Information provided
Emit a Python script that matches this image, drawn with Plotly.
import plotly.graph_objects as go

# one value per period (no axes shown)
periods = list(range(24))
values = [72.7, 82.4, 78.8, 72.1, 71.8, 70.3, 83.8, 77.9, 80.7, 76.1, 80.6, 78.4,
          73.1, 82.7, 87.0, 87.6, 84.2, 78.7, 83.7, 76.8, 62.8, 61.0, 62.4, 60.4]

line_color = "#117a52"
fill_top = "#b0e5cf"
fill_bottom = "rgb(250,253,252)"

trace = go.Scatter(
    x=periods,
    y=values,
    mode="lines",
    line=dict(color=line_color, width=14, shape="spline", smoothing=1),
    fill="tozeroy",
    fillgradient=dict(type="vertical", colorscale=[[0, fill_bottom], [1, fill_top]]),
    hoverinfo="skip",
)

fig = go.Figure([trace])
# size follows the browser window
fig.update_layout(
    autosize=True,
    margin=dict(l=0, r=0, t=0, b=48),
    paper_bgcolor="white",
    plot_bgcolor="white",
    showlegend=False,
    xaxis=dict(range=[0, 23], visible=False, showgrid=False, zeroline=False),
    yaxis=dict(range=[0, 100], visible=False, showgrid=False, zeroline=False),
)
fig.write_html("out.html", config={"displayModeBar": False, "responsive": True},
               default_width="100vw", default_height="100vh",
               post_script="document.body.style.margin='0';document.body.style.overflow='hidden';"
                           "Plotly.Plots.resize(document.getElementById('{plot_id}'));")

What the exercise asks
Print the listing above in its entirety, with every line exact.

Exercise output
Emit a Python script that matches this image, drawn with Plotly.
import plotly.graph_objects as go

# one value per period (no axes shown)
periods = list(range(24))
values = [72.7, 82.4, 78.8, 72.1, 71.8, 70.3, 83.8, 77.9, 80.7, 76.1, 80.6, 78.4,
          73.1, 82.7, 87.0, 87.6, 84.2, 78.7, 83.7, 76.8, 62.8, 61.0, 62.4, 60.4]

line_color = "#117a52"
fill_top = "#b0e5cf"
fill_bottom = "rgb(250,253,252)"

trace = go.Scatter(
    x=periods,
    y=values,
    mode="lines",
    line=dict(color=line_color, width=14, shape="spline", smoothing=1),
    fill="tozeroy",
    fillgradient=dict(type="vertical", colorscale=[[0, fill_bottom], [1, fill_top]]),
    hoverinfo="skip",
)

fig = go.Figure([trace])
# size follows the browser window
fig.update_layout(
    autosize=True,
    margin=dict(l=0, r=0, t=0, b=48),
    paper_bgcolor="white",
    plot_bgcolor="white",
    showlegend=False,
    xaxis=dict(range=[0, 23], visible=False, showgrid=False, zeroline=False),
    yaxis=dict(range=[0, 100], visible=False, showgrid=False, zeroline=False),
)
fig.write_html("out.html", config={"displayModeBar": False, "responsive": True},
               default_width="100vw", default_height="100vh",
               post_script="document.body.style.margin='0';document.body.style.overflow='hidden';"
                           "Plotly.Plots.resize(document.getElementById('{plot_id}'));")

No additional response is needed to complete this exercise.